RECORDS TO PROCESS:
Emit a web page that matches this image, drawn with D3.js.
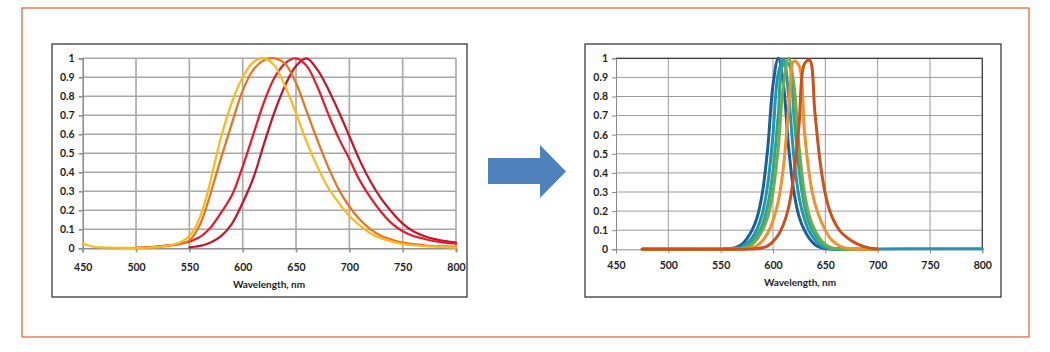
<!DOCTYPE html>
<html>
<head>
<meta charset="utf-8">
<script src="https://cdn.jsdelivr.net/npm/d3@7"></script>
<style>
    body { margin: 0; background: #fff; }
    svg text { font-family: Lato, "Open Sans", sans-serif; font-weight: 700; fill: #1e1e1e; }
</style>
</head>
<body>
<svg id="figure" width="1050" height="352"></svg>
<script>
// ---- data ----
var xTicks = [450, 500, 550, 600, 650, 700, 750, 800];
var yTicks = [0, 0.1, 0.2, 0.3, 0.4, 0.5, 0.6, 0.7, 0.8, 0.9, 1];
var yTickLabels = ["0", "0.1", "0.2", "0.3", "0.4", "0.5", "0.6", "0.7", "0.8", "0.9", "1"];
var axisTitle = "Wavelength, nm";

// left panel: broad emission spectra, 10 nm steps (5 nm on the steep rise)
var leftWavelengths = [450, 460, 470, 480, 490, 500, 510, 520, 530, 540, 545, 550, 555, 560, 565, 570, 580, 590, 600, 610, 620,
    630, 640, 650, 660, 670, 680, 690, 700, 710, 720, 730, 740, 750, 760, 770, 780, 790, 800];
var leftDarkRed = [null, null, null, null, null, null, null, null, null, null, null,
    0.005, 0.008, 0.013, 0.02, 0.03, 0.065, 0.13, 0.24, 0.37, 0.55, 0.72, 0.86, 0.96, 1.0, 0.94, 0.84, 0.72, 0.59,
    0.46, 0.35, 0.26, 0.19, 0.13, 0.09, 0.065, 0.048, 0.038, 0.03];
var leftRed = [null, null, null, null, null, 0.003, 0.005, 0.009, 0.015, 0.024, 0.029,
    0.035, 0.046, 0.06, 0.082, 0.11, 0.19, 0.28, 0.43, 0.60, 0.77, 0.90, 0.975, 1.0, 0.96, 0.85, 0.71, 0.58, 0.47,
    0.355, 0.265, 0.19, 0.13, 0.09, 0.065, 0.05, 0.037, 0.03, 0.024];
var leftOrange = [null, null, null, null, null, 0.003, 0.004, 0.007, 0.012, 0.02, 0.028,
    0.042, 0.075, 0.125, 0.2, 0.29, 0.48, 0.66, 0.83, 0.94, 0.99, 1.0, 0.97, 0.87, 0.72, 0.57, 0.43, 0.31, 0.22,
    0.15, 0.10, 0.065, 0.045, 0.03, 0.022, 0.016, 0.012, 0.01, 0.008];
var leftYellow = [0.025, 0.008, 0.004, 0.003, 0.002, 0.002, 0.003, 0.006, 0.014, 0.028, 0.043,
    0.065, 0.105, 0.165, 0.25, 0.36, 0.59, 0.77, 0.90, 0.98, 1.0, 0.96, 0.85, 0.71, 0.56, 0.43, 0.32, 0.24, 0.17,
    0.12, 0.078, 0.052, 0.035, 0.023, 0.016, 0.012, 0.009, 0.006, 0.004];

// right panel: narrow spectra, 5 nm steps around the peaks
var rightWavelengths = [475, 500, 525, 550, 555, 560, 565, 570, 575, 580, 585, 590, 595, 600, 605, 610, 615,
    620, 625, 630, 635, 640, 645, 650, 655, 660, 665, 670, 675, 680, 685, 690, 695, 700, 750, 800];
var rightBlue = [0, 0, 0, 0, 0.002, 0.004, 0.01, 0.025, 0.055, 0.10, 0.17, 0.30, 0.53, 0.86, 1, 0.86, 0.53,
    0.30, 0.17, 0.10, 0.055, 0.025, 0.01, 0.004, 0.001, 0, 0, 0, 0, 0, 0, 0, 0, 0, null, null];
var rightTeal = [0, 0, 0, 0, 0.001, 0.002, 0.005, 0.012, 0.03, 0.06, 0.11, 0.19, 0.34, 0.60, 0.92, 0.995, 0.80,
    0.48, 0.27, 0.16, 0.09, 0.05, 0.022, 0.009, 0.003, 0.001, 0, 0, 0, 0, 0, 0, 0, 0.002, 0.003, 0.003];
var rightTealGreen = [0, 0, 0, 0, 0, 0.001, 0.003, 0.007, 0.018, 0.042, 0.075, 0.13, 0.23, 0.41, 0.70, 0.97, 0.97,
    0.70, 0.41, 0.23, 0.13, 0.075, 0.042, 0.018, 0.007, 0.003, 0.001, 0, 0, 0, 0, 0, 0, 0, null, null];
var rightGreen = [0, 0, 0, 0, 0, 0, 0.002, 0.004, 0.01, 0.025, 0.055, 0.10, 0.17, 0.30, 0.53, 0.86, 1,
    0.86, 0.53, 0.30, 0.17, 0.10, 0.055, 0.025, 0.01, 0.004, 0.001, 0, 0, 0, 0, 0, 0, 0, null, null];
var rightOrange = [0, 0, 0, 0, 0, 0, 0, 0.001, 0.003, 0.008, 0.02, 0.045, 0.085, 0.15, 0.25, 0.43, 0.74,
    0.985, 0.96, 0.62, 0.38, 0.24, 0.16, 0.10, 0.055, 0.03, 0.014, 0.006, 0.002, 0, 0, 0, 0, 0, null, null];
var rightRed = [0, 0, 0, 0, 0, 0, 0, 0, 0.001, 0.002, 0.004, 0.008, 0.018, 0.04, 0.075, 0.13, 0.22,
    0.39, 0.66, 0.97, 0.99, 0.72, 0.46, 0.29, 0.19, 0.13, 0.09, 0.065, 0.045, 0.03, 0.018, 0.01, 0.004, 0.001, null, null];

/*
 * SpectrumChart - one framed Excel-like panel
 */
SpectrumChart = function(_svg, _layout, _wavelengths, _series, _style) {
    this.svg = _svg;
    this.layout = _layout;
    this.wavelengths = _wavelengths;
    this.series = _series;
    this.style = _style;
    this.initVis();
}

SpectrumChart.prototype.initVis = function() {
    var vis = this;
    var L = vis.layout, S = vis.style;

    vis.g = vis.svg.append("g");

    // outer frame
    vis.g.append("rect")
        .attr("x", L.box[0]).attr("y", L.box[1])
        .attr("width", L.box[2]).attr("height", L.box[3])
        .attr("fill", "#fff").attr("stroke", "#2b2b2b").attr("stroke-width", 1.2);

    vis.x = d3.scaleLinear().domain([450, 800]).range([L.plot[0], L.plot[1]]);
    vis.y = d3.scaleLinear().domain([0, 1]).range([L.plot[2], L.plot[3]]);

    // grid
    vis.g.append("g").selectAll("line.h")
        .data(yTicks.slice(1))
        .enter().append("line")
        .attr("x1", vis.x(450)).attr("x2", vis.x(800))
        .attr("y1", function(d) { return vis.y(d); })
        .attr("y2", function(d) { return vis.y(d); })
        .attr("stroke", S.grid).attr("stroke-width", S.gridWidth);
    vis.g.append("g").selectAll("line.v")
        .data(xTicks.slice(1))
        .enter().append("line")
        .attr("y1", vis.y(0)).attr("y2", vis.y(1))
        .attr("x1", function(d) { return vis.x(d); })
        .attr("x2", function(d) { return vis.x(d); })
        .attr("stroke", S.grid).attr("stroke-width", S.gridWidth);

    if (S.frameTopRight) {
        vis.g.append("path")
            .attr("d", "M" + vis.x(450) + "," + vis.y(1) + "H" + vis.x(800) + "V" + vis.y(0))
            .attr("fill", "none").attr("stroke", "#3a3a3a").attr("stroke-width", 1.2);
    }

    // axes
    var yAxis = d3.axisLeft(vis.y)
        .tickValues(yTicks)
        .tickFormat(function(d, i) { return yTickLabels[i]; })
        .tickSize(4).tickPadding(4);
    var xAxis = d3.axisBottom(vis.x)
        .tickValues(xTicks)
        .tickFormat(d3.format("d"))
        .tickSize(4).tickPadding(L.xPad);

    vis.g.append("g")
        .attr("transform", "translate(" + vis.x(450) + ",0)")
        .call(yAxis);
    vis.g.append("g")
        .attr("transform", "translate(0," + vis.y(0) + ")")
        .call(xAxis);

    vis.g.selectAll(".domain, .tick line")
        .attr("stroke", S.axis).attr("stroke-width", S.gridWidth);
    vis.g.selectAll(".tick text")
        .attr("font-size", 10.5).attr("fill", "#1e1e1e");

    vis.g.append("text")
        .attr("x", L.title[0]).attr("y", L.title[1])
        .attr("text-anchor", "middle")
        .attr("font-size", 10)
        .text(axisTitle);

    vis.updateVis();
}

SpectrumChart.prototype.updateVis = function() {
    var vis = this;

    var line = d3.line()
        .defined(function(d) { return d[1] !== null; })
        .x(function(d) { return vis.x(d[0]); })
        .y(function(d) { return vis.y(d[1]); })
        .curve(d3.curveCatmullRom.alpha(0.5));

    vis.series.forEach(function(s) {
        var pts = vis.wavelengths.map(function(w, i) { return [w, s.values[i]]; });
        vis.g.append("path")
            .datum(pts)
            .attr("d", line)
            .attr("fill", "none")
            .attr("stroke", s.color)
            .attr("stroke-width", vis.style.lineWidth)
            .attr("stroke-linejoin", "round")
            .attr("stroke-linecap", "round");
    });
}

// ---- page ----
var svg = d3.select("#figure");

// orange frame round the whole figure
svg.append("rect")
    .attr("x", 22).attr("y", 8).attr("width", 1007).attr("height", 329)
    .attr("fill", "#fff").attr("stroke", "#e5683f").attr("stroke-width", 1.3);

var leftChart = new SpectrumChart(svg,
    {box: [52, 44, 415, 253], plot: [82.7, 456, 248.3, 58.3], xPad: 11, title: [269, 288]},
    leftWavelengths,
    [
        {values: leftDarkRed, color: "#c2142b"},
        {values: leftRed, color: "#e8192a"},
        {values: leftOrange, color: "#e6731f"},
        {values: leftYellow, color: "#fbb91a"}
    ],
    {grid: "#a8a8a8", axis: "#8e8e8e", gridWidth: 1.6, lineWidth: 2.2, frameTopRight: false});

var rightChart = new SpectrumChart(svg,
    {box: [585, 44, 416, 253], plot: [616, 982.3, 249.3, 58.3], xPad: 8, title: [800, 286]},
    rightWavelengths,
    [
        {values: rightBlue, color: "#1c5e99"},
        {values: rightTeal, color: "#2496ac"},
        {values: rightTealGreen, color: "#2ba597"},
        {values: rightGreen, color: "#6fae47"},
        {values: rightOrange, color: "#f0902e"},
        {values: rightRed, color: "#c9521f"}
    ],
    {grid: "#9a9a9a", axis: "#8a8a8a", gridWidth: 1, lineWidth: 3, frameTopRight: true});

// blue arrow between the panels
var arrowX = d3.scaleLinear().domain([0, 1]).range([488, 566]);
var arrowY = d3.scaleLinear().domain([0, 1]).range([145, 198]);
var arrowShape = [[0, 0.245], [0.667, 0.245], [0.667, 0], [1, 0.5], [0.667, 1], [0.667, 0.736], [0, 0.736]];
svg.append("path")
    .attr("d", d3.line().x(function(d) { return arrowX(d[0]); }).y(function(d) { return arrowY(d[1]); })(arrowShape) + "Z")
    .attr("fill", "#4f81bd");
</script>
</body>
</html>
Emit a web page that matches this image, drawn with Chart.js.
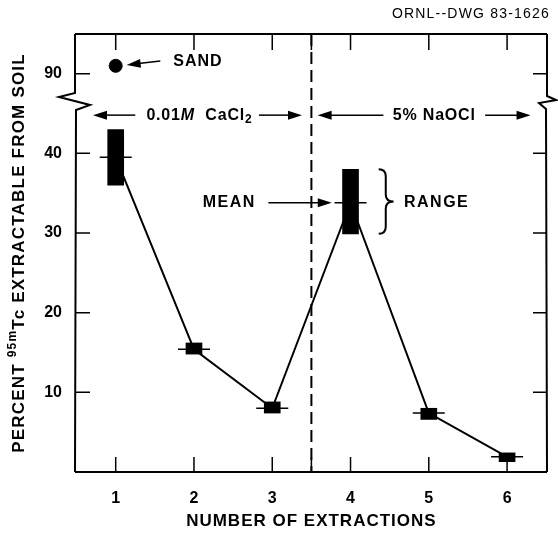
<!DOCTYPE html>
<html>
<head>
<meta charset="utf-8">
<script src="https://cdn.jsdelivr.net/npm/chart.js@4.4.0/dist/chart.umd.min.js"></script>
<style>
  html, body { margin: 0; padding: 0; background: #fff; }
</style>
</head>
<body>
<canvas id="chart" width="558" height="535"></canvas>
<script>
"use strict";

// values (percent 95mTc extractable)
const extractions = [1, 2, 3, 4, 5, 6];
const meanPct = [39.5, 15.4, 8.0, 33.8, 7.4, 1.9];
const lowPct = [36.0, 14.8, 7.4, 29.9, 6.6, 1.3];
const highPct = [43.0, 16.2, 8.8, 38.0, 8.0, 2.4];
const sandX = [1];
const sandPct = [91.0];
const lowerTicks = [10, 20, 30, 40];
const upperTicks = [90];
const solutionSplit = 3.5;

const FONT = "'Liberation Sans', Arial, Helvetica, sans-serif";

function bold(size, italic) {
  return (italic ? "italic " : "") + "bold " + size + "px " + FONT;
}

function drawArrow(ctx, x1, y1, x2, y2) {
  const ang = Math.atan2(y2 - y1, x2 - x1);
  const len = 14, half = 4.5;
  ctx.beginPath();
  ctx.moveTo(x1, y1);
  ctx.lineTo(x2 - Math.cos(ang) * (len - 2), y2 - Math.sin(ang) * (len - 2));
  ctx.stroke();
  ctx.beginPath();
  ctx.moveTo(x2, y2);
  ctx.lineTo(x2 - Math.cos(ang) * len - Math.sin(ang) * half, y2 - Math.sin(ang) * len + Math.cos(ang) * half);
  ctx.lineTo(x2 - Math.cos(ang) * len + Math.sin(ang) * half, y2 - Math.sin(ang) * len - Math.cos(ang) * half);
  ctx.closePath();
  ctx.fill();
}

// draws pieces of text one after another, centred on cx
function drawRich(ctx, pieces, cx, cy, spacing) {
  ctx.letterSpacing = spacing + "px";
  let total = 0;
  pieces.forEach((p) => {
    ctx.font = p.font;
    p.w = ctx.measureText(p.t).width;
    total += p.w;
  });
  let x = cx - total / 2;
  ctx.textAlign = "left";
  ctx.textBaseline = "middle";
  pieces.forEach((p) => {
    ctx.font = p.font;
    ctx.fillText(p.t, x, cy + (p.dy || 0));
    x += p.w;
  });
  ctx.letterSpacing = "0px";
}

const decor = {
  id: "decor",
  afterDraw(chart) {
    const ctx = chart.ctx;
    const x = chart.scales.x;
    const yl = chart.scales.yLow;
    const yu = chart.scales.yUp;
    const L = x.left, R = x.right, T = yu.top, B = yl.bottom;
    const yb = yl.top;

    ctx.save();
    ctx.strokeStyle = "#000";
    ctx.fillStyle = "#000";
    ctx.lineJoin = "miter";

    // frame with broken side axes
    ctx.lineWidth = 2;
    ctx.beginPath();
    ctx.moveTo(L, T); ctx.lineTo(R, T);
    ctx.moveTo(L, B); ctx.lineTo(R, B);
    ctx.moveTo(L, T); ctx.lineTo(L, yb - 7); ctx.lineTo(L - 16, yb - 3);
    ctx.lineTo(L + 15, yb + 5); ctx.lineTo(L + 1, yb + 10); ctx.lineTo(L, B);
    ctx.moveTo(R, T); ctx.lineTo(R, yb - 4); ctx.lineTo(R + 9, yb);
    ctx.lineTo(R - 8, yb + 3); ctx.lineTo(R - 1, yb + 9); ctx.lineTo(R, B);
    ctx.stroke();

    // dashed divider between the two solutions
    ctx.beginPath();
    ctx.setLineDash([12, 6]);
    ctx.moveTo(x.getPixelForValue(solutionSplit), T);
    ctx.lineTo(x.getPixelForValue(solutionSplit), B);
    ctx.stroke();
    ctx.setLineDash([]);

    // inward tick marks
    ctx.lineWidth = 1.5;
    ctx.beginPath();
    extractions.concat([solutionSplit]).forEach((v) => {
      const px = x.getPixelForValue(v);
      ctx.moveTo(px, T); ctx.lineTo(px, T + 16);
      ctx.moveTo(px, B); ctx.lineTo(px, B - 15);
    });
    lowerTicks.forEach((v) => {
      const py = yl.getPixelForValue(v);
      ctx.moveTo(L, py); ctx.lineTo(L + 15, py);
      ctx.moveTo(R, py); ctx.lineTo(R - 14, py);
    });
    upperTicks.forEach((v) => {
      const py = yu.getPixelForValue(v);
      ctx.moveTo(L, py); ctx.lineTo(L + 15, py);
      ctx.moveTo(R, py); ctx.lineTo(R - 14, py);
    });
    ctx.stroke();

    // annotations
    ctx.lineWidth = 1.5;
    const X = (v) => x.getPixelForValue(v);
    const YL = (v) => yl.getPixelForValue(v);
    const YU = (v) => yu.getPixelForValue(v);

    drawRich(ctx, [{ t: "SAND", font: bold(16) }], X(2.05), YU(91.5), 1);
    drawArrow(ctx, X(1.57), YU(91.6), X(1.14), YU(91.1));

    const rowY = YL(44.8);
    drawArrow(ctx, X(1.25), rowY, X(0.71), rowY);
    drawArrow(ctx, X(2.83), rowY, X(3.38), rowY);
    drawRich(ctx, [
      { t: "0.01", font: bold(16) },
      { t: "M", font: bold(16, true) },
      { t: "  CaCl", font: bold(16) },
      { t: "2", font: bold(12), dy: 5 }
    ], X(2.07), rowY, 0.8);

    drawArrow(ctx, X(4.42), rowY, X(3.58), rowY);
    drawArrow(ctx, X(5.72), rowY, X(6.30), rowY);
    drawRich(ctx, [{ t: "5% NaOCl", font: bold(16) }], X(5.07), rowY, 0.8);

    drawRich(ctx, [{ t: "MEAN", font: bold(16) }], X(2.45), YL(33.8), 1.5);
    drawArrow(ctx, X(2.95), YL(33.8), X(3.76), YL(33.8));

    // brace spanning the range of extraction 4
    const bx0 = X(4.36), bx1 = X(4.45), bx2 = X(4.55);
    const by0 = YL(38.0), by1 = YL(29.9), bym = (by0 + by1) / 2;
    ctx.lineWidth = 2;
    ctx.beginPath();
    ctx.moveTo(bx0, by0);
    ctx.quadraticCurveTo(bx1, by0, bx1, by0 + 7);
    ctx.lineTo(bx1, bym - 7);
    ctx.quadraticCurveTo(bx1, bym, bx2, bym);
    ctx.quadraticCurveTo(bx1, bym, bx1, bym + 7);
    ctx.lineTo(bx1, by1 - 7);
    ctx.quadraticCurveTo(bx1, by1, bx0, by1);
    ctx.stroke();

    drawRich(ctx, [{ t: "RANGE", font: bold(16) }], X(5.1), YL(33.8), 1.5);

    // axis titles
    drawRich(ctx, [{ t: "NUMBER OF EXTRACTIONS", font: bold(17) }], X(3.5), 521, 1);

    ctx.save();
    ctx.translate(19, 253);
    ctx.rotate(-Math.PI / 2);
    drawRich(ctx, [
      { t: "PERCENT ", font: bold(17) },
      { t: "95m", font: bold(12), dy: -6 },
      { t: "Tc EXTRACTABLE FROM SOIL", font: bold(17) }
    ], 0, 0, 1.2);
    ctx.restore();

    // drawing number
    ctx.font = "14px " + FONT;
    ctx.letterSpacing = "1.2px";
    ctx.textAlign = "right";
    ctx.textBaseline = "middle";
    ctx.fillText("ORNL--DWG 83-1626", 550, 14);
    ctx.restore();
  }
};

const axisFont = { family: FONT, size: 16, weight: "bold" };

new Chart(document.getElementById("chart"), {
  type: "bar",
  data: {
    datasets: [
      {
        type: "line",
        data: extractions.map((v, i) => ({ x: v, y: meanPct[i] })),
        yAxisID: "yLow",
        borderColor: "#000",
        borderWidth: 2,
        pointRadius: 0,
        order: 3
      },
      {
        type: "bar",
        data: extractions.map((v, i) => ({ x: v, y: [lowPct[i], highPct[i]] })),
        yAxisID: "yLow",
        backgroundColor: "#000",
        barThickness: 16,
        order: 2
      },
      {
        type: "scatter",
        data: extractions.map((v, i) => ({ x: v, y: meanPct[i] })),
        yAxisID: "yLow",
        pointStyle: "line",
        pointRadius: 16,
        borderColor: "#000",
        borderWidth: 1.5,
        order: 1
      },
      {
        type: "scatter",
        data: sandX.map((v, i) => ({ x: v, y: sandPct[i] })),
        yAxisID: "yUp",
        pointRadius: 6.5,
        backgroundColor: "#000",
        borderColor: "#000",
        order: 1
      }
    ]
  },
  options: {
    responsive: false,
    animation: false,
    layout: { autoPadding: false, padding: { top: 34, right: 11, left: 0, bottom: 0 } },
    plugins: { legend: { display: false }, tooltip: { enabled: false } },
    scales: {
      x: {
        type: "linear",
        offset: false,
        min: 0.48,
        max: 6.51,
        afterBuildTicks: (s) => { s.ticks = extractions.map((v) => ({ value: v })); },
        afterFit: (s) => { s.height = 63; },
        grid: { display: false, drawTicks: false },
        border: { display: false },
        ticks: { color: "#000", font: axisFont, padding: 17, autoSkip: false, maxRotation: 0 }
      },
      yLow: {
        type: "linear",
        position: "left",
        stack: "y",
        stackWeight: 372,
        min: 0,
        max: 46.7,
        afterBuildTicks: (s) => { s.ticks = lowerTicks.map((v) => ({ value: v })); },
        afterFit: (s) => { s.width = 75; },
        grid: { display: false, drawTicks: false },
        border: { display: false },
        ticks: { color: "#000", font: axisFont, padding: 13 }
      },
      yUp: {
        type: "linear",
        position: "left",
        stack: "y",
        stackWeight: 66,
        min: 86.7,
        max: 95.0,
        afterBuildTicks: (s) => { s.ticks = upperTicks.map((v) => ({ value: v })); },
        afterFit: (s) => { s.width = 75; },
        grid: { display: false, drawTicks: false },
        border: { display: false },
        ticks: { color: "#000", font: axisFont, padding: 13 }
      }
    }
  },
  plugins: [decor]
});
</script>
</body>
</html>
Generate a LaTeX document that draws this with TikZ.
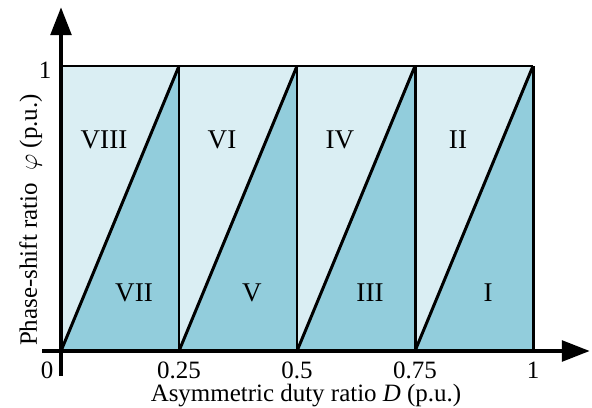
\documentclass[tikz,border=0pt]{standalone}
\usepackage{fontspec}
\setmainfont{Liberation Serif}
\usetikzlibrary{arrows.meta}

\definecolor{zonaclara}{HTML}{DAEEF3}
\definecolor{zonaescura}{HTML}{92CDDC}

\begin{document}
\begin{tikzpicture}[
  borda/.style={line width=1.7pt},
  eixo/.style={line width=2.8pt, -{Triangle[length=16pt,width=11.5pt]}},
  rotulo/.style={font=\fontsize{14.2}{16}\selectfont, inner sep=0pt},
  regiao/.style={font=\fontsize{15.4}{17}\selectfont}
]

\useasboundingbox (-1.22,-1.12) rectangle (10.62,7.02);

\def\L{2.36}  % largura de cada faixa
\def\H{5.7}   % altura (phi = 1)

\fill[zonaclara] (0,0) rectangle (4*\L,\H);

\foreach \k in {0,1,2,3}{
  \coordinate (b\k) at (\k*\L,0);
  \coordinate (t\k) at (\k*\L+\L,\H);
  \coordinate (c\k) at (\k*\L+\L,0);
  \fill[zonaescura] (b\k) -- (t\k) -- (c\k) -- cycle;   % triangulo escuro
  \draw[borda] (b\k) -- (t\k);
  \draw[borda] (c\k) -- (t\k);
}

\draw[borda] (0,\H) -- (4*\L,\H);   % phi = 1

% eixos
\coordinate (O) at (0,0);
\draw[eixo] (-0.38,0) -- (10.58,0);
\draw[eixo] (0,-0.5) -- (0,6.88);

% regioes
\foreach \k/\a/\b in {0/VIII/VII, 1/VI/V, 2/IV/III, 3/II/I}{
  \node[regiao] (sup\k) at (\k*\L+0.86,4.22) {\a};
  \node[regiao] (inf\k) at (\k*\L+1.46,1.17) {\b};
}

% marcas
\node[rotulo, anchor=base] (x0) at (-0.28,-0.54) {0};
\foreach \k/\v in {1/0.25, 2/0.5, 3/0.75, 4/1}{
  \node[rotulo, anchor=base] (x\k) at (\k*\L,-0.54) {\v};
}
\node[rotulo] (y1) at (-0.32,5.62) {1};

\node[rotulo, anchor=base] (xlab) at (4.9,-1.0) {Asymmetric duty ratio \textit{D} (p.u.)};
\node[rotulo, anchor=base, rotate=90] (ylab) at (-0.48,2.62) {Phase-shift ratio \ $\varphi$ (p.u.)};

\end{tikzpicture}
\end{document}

EXERCISE PROMPT:
Give again the lines from "Generate a LaTeX" to "altura (phi = 1)" exactly, both of those lines included, and do not include any pictures.

TASK RESULT:
Generate a LaTeX document that draws this with TikZ.
\documentclass[tikz,border=0pt]{standalone}
\usepackage{fontspec}
\setmainfont{Liberation Serif}
\usetikzlibrary{arrows.meta}

\definecolor{zonaclara}{HTML}{DAEEF3}
\definecolor{zonaescura}{HTML}{92CDDC}

\begin{document}
\begin{tikzpicture}[
  borda/.style={line width=1.7pt},
  eixo/.style={line width=2.8pt, -{Triangle[length=16pt,width=11.5pt]}},
  rotulo/.style={font=\fontsize{14.2}{16}\selectfont, inner sep=0pt},
  regiao/.style={font=\fontsize{15.4}{17}\selectfont}
]

\useasboundingbox (-1.22,-1.12) rectangle (10.62,7.02);

\def\L{2.36}  % largura de cada faixa
\def\H{5.7}   % altura (phi = 1)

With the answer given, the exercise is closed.